On Sun, May 26, 2024 at 6:14 AM Kevin Venzke <stepjak at yahoo.fr> wrote:

> Hi CLC,
>
> I think that WV Condorcet probably does get around "Monroe," at least
> given some
> assumptions about voter behavior that I think are realistic. I don't
> relish the
> idea of having to make that argument, but I think "Monroe" has limited
> scope. (It's
> actually hard to understand what the scope of the claim is meant to be.)
>
> The central problem with the methods Monroe investigates and then condemns
> is that
> the methods don't have a way to know which contests are important. It
> seems that
> voters opine on every pairwise contest, and if truncation exists at all
> it's just
> interpreted away, the same as split votes. Burial strategies and
> counter-strategies
> (which are also burial) will quickly confuse the scenario.
>
> I quote how he explains the situation:
>
> "All of these [paired comparison systems] ask for and use complex
> preference
> information. All of them then give the incentive for voters to exaggerate
> their
> preference differences over the most competitive alternatives up to the
> point where
> it is unclear who the main competitors are.

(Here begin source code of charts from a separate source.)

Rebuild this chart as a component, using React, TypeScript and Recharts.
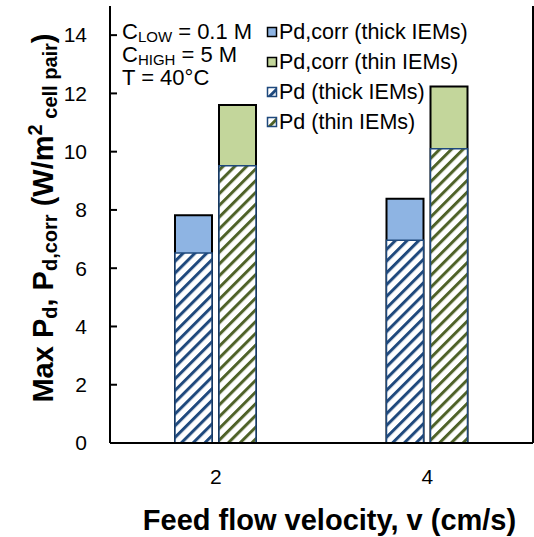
import { Bar, BarChart, Customized, Legend, XAxis, YAxis } from 'recharts'

const velocities = ['2', '4']
const pdThick = [6.52, 6.96]
const pdThin = [9.52, 10.1]
const pdCorrThick = [7.82, 8.38]
const pdCorrThin = [11.6, 12.24]
const yTicks = [0, 2, 4, 6, 8, 10, 12, 14]

const data = velocities.map((v, i) => ({
  v,
  pdThick: pdThick[i],
  pdThin: pdThin[i],
  pdCorrThick: pdCorrThick[i],
  pdCorrThin: pdCorrThin[i],
}))

const legendOrder = ['Pd,corr (thick IEMs)', 'Pd,corr (thin IEMs)', 'Pd (thick IEMs)', 'Pd (thin IEMs)']

const FONT = '"Liberation Sans", Arial, sans-serif'
const BLUE_DARK = '#1F497D'
const GREEN_DARK = '#4F6228'
const BLUE_LIGHT = '#8EB4E3'
const GREEN_LIGHT = '#C3D69B'

function LeftTick({ x, y, payload }: any) {
  // labels sit outside, tick marks point into the plot
  return (
    <g>
      <line x1={x + 23} x2={x + 30} y1={y} y2={y} stroke="#000" strokeWidth={2} />
      <text x={x} y={y} dy="0.35em" textAnchor="end" fontFamily={FONT} fontSize={21} fill="#000">
        {payload.value}
      </text>
    </g>
  )
}

function RightTick({ x, y }: any) {
  return <line x1={x - 7} x2={x} y1={y} y2={y} stroke="#000" strokeWidth={2} />
}

function LegendContent({ payload }: any) {
  const items = [...(payload ?? [])].sort(
    (a: any, b: any) => legendOrder.indexOf(a.value) - legendOrder.indexOf(b.value),
  )
  return (
    <div style={{ fontFamily: FONT, fontSize: '21.5px', color: '#000', lineHeight: '30px' }}>
      {items.map((entry: any) => (
        <div key={entry.value} style={{ display: 'flex', alignItems: 'center', height: 30, whiteSpace: 'nowrap' }}>
          <svg width={12} height={12} style={{ marginRight: 1, flex: 'none' }}>
            <rect
              x={1.5}
              y={1.5}
              width={9}
              height={9}
              fill={entry.payload?.fill ?? entry.color}
              stroke={entry.payload?.stroke ?? '#000'}
              strokeWidth={1.5}
            />
          </svg>
          <span style={{ fontSize: '21.5px', fontFamily: FONT }}>{entry.value}</span>
        </div>
      ))}
    </div>
  )
}

function Conditions() {
  return (
    <g fontFamily={FONT} fontSize={22} fill="#000">
      <text x={122} y={39}>
        C<tspan fontSize={15} dy={3}>LOW</tspan>
        <tspan dy={-3}> = 0.1 M</tspan>
      </text>
      <text x={122} y={62}>
        C<tspan fontSize={15} dy={3}>HIGH</tspan>
        <tspan dy={-3}> = 5 M</tspan>
      </text>
      <text x={122} y={85}>T = 40°C</text>
    </g>
  )
}

function YTitle() {
  return (
    <text
      x={53}
      y={218}
      transform="rotate(-90, 53, 218)"
      textAnchor="middle"
      fontFamily={FONT}
      fontSize={29}
      fontWeight="bold"
      fill="#000"
    >
      Max P<tspan fontSize={20} dy={4}>d</tspan>
      <tspan dy={-4}>, P</tspan>
      <tspan fontSize={20} dy={4}>d,corr</tspan>
      <tspan dy={-4}> (W/m</tspan>
      <tspan fontSize={20} dy={-11}>2</tspan>
      <tspan fontSize={20} dy={15}> cell pair</tspan>
      <tspan dy={-4}>)</tspan>
    </text>
  )
}

export default function App() {
  return (
    <div style={{ position: 'absolute', left: 0, top: 0, width: 534, height: 537, background: '#fff' }}>
      <BarChart
        width={534}
        height={537}
        data={data}
        margin={{ top: 6, right: 0, bottom: 0, left: 0 }}
        barGap={7}
      >
        <defs>
          <pattern id="hatchBlue" patternUnits="userSpaceOnUse" width={8.3} height={8.3} patternTransform="rotate(45)">
            <rect width={8.3} height={8.3} fill="#fff" />
            <rect width={3} height={8.3} fill={BLUE_DARK} />
          </pattern>
          <pattern id="hatchGreen" patternUnits="userSpaceOnUse" width={8.3} height={8.3} patternTransform="rotate(45)">
            <rect width={8.3} height={8.3} fill="#fff" />
            <rect width={3} height={8.3} fill={GREEN_DARK} />
          </pattern>
        </defs>

        <XAxis
          dataKey="v"
          height={94}
          tickLine={false}
          tickSize={0}
          tickMargin={26}
          axisLine={{ stroke: '#000', strokeWidth: 2 }}
          tick={{ fill: '#000', fontSize: 21, fontFamily: FONT }}
          label={{
            value: 'Feed flow velocity, v (cm/s)',
            position: 'insideBottom',
            offset: 7,
            dx: 8,
            style: { fill: '#000', fontSize: 29, fontWeight: 'bold', fontFamily: FONT },
          }}
        />
        <XAxis xAxisId="pd" dataKey="v" hide />
        <XAxis
          xAxisId="top"
          orientation="top"
          dataKey="v"
          height={0}
          tick={false}
          tickLine={false}
          axisLine={{ stroke: '#000', strokeWidth: 2 }}
        />
        <YAxis
          domain={[0, 15]}
          ticks={yTicks}
          width={110}
          tickSize={0}
          tickMargin={23}
          tickLine={false}
          axisLine={{ stroke: '#000', strokeWidth: 2 }}
          tick={<LeftTick />}
        />
        <YAxis
          yAxisId="right"
          orientation="right"
          domain={[0, 15]}
          ticks={yTicks}
          width={1}
          tickSize={0}
          tickMargin={0}
          tickLine={false}
          axisLine={{ stroke: '#000', strokeWidth: 2 }}
          tick={<RightTick />}
        />

        <Bar dataKey="pdCorrThick" name="Pd,corr (thick IEMs)" fill={BLUE_LIGHT} stroke="#000" strokeWidth={2} barSize={37} isAnimationActive={false} />
        <Bar dataKey="pdCorrThin" name="Pd,corr (thin IEMs)" fill={GREEN_LIGHT} stroke="#000" strokeWidth={2} barSize={37} isAnimationActive={false} />
        <Bar xAxisId="pd" dataKey="pdThick" name="Pd (thick IEMs)" fill="url(#hatchBlue)" stroke={BLUE_DARK} strokeWidth={1.5} barSize={37} isAnimationActive={false} />
        <Bar xAxisId="pd" dataKey="pdThin" name="Pd (thin IEMs)" fill="url(#hatchGreen)" stroke={BLUE_DARK} strokeWidth={1.5} barSize={37} isAnimationActive={false} />

        <Legend
          layout="horizontal"
          verticalAlign="middle"
          align="center"
          content={<LegendContent />}
          wrapperStyle={{ position: 'absolute', left: 266, top: 17, width: 'auto', height: 'auto' }}
        />
        <Customized component={<Conditions />} />
        <Customized component={<YTitle />} />
      </BarChart>
    </div>
  )
}
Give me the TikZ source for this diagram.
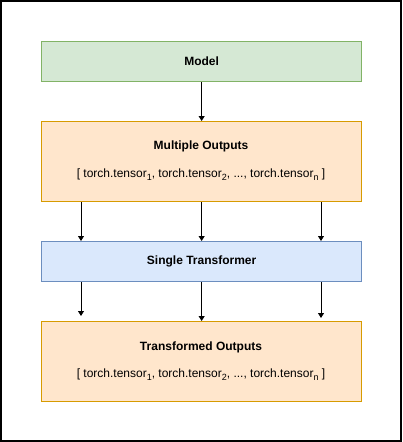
\documentclass[tikz,border=0pt]{standalone}
\usepackage{fontspec}
\setmainfont{Liberation Sans}
\usetikzlibrary{arrows.meta}
\definecolor{gfill}{HTML}{D5E8D4}\definecolor{gline}{HTML}{82B366}
\definecolor{ofill}{HTML}{FFE6CC}\definecolor{oline}{HTML}{D79B00}
\definecolor{bfill}{HTML}{DAE8FC}\definecolor{bline}{HTML}{6C8EBF}
\newcommand{\mysub}[1]{\raisebox{-3pt}{\fontsize{9}{9}\selectfont #1}}
\begin{document}
\begin{tikzpicture}[x=1pt,y=-1pt,
  box/.style={draw, line width=1.3pt, minimum width=320pt, inner sep=0pt, anchor=north west},
  greenbox/.style={box, fill=gfill, draw=gline, minimum height=40pt},
  orangebox/.style={box, fill=ofill, draw=oline, minimum height=80pt},
  bluebox/.style={box, fill=bfill, draw=bline, minimum height=40pt},
  lbl/.style={font=\fontsize{12}{14}\selectfont\bfseries},
  lst/.style={font=\fontsize{12}{14}\selectfont},
  arr/.style={-{Triangle[length=5pt,width=6pt]}, line width=0.9pt}]
\useasboundingbox (0,0) rectangle (402,442);
\draw[line width=1.4pt] (1,1) rectangle (401,441);
\node[greenbox] (model) at (41,41) {};
\node[lbl] at (model.center) {Model};
\node[orangebox] (multi) at (41,121) {};
\node[lbl] (multit) at (201,146) {Multiple Outputs};
\node[lst] (multil) at (201,175) {[ torch.tensor\mysub{1}, torch.tensor\mysub{2}, ..., torch.tensor\mysub{n} ]};
\node[bluebox] (single) at (41,241) {};
\node[lbl] at (single.center) {Single Transformer};
\node[orangebox] (trans) at (41,321) {};
\node[lbl] (transt) at (201,347) {Transformed Outputs};
\node[lst] (transl) at (201,375) {[ torch.tensor\mysub{1}, torch.tensor\mysub{2}, ..., torch.tensor\mysub{n} ]};
\draw[arr] (model.south) -- (multi.north);
\draw[arr] (multi.south -| 81,0) -- (single.north -| 81,0);
\draw[arr] (multi.south) -- (single.north);
\draw[arr] (multi.south -| 321,0) -- (single.north -| 321,0);
\coordinate (e1) at (81,316);
\coordinate (e3) at (321,318);
\draw[arr] (single.south -| e1) -- (e1);
\draw[arr] (single.south) -- (trans.north);
\draw[arr] (single.south -| e3) -- (e3);
\end{tikzpicture}
\end{document}
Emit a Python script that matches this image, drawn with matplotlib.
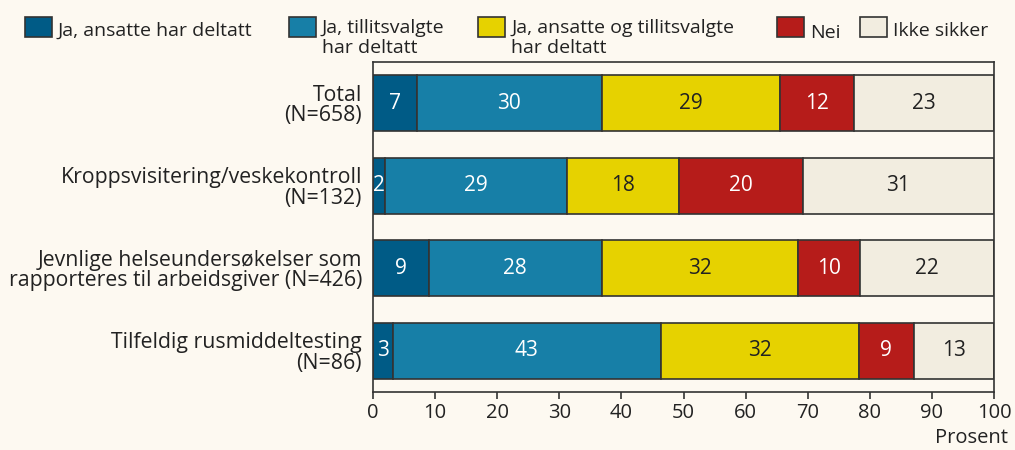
import numpy as np
import matplotlib
matplotlib.use('Agg')
import matplotlib.pyplot as plt
from matplotlib.patches import Rectangle

plt.rcParams['font.family'] = ['Open Sans', 'DejaVu Sans']

categories = [
    'Total\n(N=658)',
    'Kroppsvisitering/veskekontroll\n(N=132)',
    'Jevnlige helseundersøkelser som\nrapporteres til arbeidsgiver (N=426)',
    'Tilfeldig rusmiddeltesting\n(N=86)',
]
series_names = [
    'Ja, ansatte har deltatt',
    'Ja, tillitsvalgte\nhar deltatt',
    'Ja, ansatte og tillitsvalgte\nhar deltatt',
    'Nei',
    'Ikke sikker',
]
ansatte = [7.1, 1.9, 9.0, 3.2]
tillitsvalgte = [29.7, 29.4, 27.8, 43.1]
begge = [28.7, 17.9, 31.7, 31.9]
nei = [11.9, 20.0, 9.9, 8.9]
ikke_sikker = [22.6, 30.8, 21.6, 12.9]
labels = [
    [7, 2, 9, 3],
    [30, 29, 28, 43],
    [29, 18, 32, 32],
    [12, 20, 10, 9],
    [23, 31, 22, 13],
]

colors = ['#005b86', '#177fa7', '#e6d200', '#b61c1a', '#f2ede0']
text_colors = ['white', 'white', '#222222', 'white', '#222222']
bg = '#fdf9f1'
edge = '#333333'
W, H = 1015, 450

fig = plt.figure(figsize=(W / 100, H / 100), dpi=100, facecolor=bg)
ax = fig.add_axes([373 / W, 1 - 392 / H, 621 / W, 330 / H], facecolor=bg)

y = np.arange(len(categories))
left = np.zeros(len(categories))
for i, vals in enumerate([ansatte, tillitsvalgte, begge, nei, ikke_sikker]):
    vals = np.array(vals)
    ax.barh(y, vals, left=left, height=0.68, color=colors[i],
            edgecolor=edge, linewidth=1.2)
    for j in range(len(categories)):
        ax.text(left[j] + vals[j] / 2, y[j], str(labels[i][j]),
                ha='center', va='center', fontsize=15, color=text_colors[i])
    left += vals

ax.set_xlim(0, 100)
ax.set_ylim(len(categories) - 0.5, -0.5)
ax.set_yticks(y)
ax.set_yticklabels(categories, fontsize=15.3, linespacing=0.97, color='#222222')
ax.tick_params(axis='y', length=0, pad=8)
ax.set_xticks(np.arange(0, 101, 10))
ax.tick_params(axis='x', labelsize=14.5, length=5, width=1.2, colors='#333333',
               labelcolor='#222222', pad=3)
for s in ax.spines.values():
    s.set_color('#333333')
    s.set_linewidth(1.2)
fig.text(1008 / W, 1 - 438 / H, 'Prosent', ha='right', va='center',
         fontsize=14.5, color='#222222')

# legend drawn by hand so single-line labels sit on the first text line
box_x = [25, 289, 478, 777, 860]
baselines = [36, 33, 33, 38, 36]
for c, name, bx, bl in zip(colors, series_names, box_x, baselines):
    fig.add_artist(Rectangle((bx / W, 1 - 37 / H), 27 / W, 20 / H,
                             transform=fig.transFigure, facecolor=c,
                             edgecolor=edge, linewidth=1.2))
    lines = name.split('\n')
    for k, line in enumerate(lines):
        fig.text((bx + 33) / W, 1 - (bl + 20 * k) / H, line, ha='left',
                 va='baseline', fontsize=14, color='#222222')

fig.savefig('out.png', dpi=100, facecolor=bg)
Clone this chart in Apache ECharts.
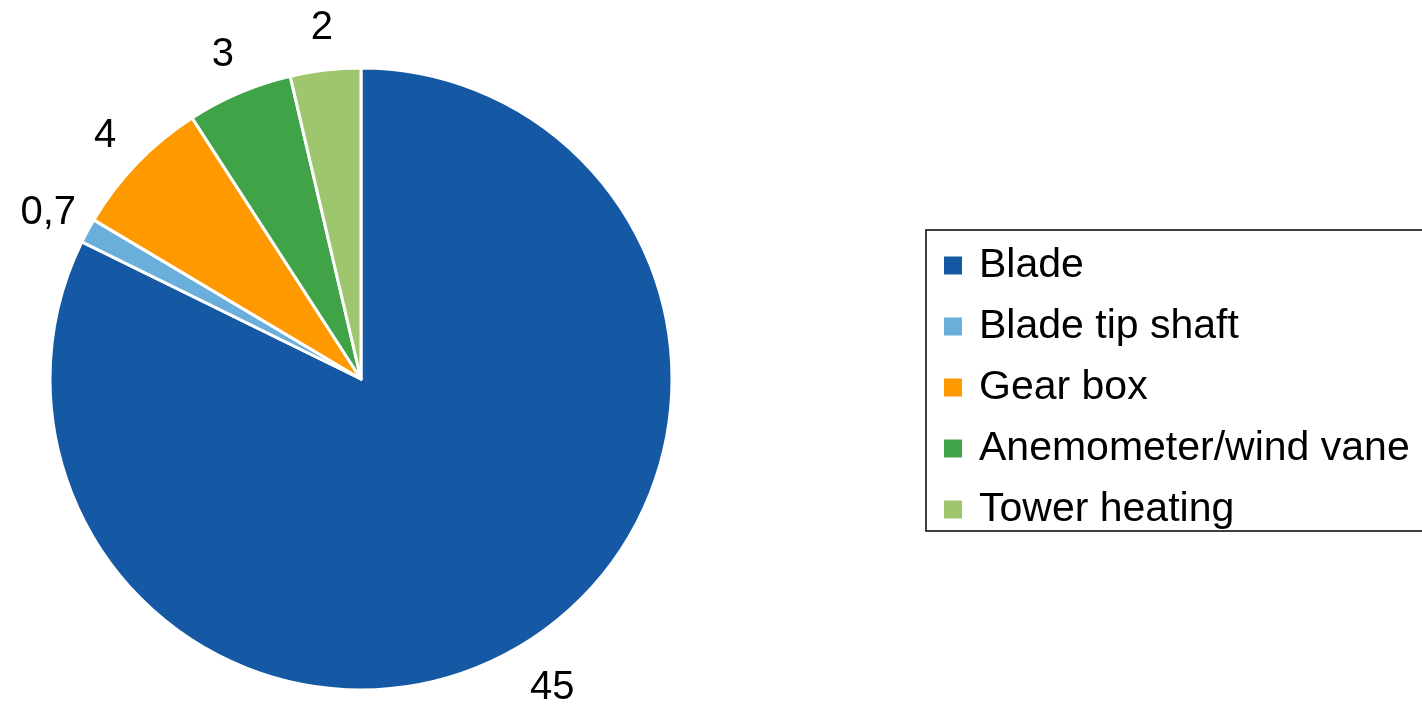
<!DOCTYPE html>
<html>
<head>
<meta charset="utf-8">
<script src="https://cdn.jsdelivr.net/npm/echarts@6/dist/echarts.min.js"></script>
<style>
html,body{margin:0;padding:0;background:#fff;}
#chart{width:1422px;height:704px;}
</style>
</head>
<body>
<div id="chart"></div>
<script>
const categories = ['Blade', 'Blade tip shaft', 'Gear box', 'Anemometer/wind vane', 'Tower heating'];
const values = [45, 0.7, 4, 3, 2];
const colors = ['#1559A5', '#6AAEDB', '#FF9900', '#40A347', '#9DC66E'];

const data = categories.map((c, i) => ({ name: c, value: values[i], itemStyle: { color: colors[i] } }));
const fmt = v => String(v).replace('.', ',');

const chart = echarts.init(document.getElementById('chart'), null, { renderer: 'canvas' });
chart.setOption({
  animation: false,
  backgroundColor: '#fff',
  textStyle: { fontFamily: 'Liberation Sans, Arial, sans-serif' },
  legend: {
    orient: 'vertical',
    left: 926,
    top: 230,
    padding: [15, 40, 1, 16],
    itemGap: 20,
    itemWidth: 20,
    itemHeight: 20,
    icon: 'rect',
    borderColor: '#000',
    borderWidth: 1.5,
    borderRadius: 0,
    textStyle: { fontSize: 41, color: '#000', lineHeight: 40, padding: [0, 0, 0, 11], fontFamily: 'Liberation Sans, Arial, sans-serif' },
    data: categories
  },
  series: [
    {
      type: 'pie',
      name: 'main',
      center: [361, 379],
      radius: [0, 311],
      startAngle: 90,
      clockwise: true,
      avoidLabelOverlap: false,
      itemStyle: { borderColor: '#fff', borderWidth: 3 },
      label: { show: false },
      labelLine: { show: false },
      emphasis: { disabled: true },
      data: data
    },
    {
      type: 'pie',
      name: 'labels',
      silent: true,
      center: [361, 379],
      radius: [311, 399],
      startAngle: 90,
      clockwise: true,
      avoidLabelOverlap: false,
      itemStyle: { color: 'rgba(0,0,0,0)', borderWidth: 0 },
      label: {
        show: true,
        position: 'inside',
        fontSize: 40,
        color: '#000',
        overflow: 'none',
        offset: [2, 5],
        fontFamily: 'Liberation Sans, Arial, sans-serif',
        formatter: p => fmt(p.value)
      },
      labelLine: { show: false },
      emphasis: { disabled: true },
      data: categories.map((c, i) => ({ name: c, value: values[i] }))
    }
  ]
});
</script>
</body>
</html>
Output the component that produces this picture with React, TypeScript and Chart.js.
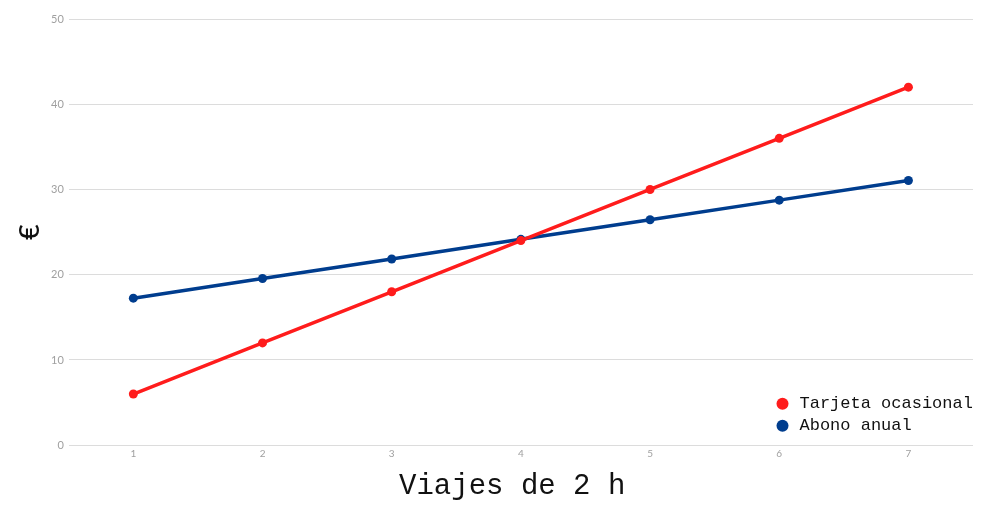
import React, { useEffect, useRef } from "react";
import { Chart, registerables } from "chart.js";

Chart.register(...registerables);

const categories = ["1", "2", "3", "4", "5", "6", "7"];
const tarjetaOcasional = [6, 12, 18, 24, 30, 36, 42];
const abonoAnual = [17.25, 19.55, 21.85, 24.15, 26.45, 28.75, 31.05];
const seriesNames = ["Tarjeta ocasional", "Abono anual"];
const xTitle = "Viajes de 2 h ";
const yTitle = "€";

const RED = "#ff1c1c";
const BLUE = "#003d8e";
const MONO = "'Liberation Mono', 'DejaVu Sans Mono', monospace";
const TICK_FONT = "Lato, 'Noto Sans', sans-serif";

const legendMover = {
  id: "legendMover",
  afterLayout(chart: any) {
    const lg = chart.legend;
    const ca = chart.chartArea;
    if (!lg || !ca) return;
    const w = lg.width;
    const h = lg.height;
    lg.left = ca.right - 204;
    lg.right = lg.left + w;
    lg.top = ca.bottom - 55;
    lg.bottom = lg.top + h;
  },
};

export default function App() {
  const ref = useRef<HTMLCanvasElement | null>(null);
  useEffect(() => {
    if (!ref.current) return;
    const chart = new Chart(ref.current, {
      type: "line",
      data: {
        labels: categories,
        datasets: [
          {
            label: seriesNames[0],
            data: tarjetaOcasional,
            borderColor: RED,
            backgroundColor: RED,
            borderWidth: 3.5,
            pointRadius: 4.5,
            pointHoverRadius: 4.5,
            pointBorderWidth: 0,
            tension: 0,
          },
          {
            label: seriesNames[1],
            data: abonoAnual,
            borderColor: BLUE,
            backgroundColor: BLUE,
            borderWidth: 3.5,
            pointRadius: 4.5,
            pointHoverRadius: 4.5,
            pointBorderWidth: 0,
            tension: 0,
          },
        ],
      },
      options: {
        animation: false,
        responsive: true,
        maintainAspectRatio: false,
        layout: { padding: { top: 19, right: 27, left: 17, bottom: 11 } },
        plugins: {
          tooltip: { enabled: false },
          legend: {
            position: "chartArea",
            align: "start",
            labels: {
              usePointStyle: true,
              pointStyle: "circle",
              boxWidth: 17,
              boxHeight: 8.5,
              padding: 5,
              color: "#111",
              font: { family: MONO, size: 17 },
            },
          },
        },
        scales: {
          x: {
            offset: true,
            grid: { display: false, drawTicks: false },
            border: { display: false },
            ticks: {
              color: "#a0a0a0",
              font: { family: TICK_FONT, size: 10 },
              padding: 3,
              maxRotation: 0,
            },
            title: {
              display: true,
              text: xTitle,
              color: "#111",
              font: { family: MONO, size: 29 },
              padding: { top: 6, bottom: 0 },
            },
          },
          y: {
            min: 0,
            max: 50,
            ticks: {
              stepSize: 10,
              color: "#a0a0a0",
              font: { family: TICK_FONT, size: 11 },
              padding: 5,
            },
            grid: { color: "#dcdcdc", lineWidth: 1, drawTicks: false },
            border: { display: false },
            title: {
              display: true,
              text: yTitle,
              color: "#111",
              font: { family: MONO, size: 29, lineHeight: 1 },
              padding: { top: 0, bottom: 0 },
            },
          },
        },
      },
      plugins: [legendMover],
    } as any);
    return () => chart.destroy();
  }, []);
  return (
    <div style={{ position: "fixed", left: 0, top: 0, width: 1000, height: 515, background: "#fff" }}>
      <canvas ref={ref} />
    </div>
  );
}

At this point all alternatives
> can win,
> including alternatives that have absolutely nothing to recommend them
> except [that
> they are on the ballot]. All paired comparison systems violate
> [Non-election of
> Irrelevant Alternatives]; all of them are useless."
>
> Monroe realizes he could use first preferences to help. He observes that
> if a
> method satisfies majority favorite then it won't be as bad as Borda. But
> for the
> most part he doesn't seem interested in exploring nuances. His writing is
> a little
> hyperbolic.
>
> He clearly doesn't mean to say that all methods based on the pairwise
> matrix are
> bad, because his own proposal is still based on pairwise comparisons. It
> just
> blocks candidates from winning who don't have any first preferences.
>
> It's not at all demonstrated that you have to use first preferences as
> your cure;
> this is just his view of the evidence. And because there isn't a general
> proof
> regarding "paired comparison systems," it's not clear without further
> analysis that
> "Monroe" applies to Condorcet//IRV or Condorcet//Approval(implicit), let's
> say. And
> if it doesn't, that shows that there are avenues available to us.
>
> Kevin
> votingmethods.net
>
>
>
>
> Closed Limelike Curves <closed.limelike.curves at gmail.com> a écrit :
> > Why would Monroe (2001) not apply, unless you use the tied-at-the-top
> rule?
> >
> > On Tue, May 21, 2024 at 2:09 PM Michael Ossipoff <email9648742 at gmail.com>
> wrote:
> > > I meant that wv Condorcet can be relied on to elect the sincere CW,
> due to its
> > > excellent deterrence of offensive-strategy.
> > >
> > > On Tue, May 21, 2024 at 14:00 Michael Ossipoff <email9648742 at gmail.com>
> wrote:
> > >> What Meyerson & Weber demonstrated was that Approval’s Meyerson-Weber
> equilibrium
> > >> is at the voter-median. i.e. Approval homes in on where the CW is.
> > >>
> > >> But, additionally, it seems to me that Approval has chosen the CW on
> every EM poll.
> > >>
> > >> Other than wv Condorcet, Condorcet’s won’t always elect the sincere
> CW, because
> > >> of strategic-cycles.
> > >>
> > >> My & W also demonstrated that Plurality can keep on electing any pair
> of parties
> > >> forever at MW-equilibrium.
> > >>
> > >> …which of course is what it’s doing now. (with a bit of help from
> mass-media
> > >> promotion, & evidently at least occasional count-fraud.
> > >>
> > >> wv Condorcet will, because of how well it deters offensive-strategy.